Recent years have not been  encouraging for those who track social interactions for clues to the long-term health of American society.


An elected representative shouting, "You lie" at the President during a formal address to Congress. Protesters disrupting funerals of fallen soldiers with despicable messages. The boastful, the coarse, the hurtful, all of it has become acceptable in service of the newest constitutional right: My right to speak My mind, anywhere, anytime, in any fashion that suits Me.


If these things bother us, we tend to turn away from "those people" and hold onto to the hope that there are still bastions of civility in our personal and professional lives.


Multiple news sources report today that two ophthalmologists bound for last month's ASCRS meeting verbally accosted Massachusetts Rep. Barney Frank on a Los Angeles-to-Boston flight. Witnesses report that the two had been drinking and loudly attempting to engage Rep. Frank in a debate over the recent health-care reform legislation, which they reportedly referred to as an "Obamanation." When he declined their challenges, tempers flared.


My word-for-word reaction when a co-worker first told me this story: "Sorry. I don't believe it. These are people who know how to act in public." I was wrong.

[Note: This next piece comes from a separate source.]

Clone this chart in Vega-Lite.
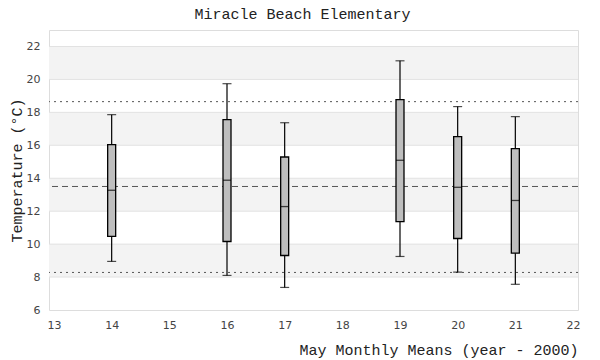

Anyone who knows me or has read this page knows that I take a backseat to no one in my respect for the skill, intelligence, training, dedication and compassion of just about every ophthalmologist that I've ever met. I'm privileged to cover this profession, without being a member of it. Regardless of their political views—and some have respectfully taken me to task for mine over the past decade—ophthalmologists have too much respect for themselves and their profession to engage in tackiness.


I don't know these doctors. But even without knowing them, I can say with certainty that they are intelligent, accomplished people who put themselves through an educational meat grinder to earn their position in society. Even if there was alcohol clouding judgment and fueling anger, even if the doctors did have legitimate concerns over the political direction of the country and its perceived impact on their chosen profession, the fact that two such people could engage in this kind of public behavior is truly disturbing for all of us.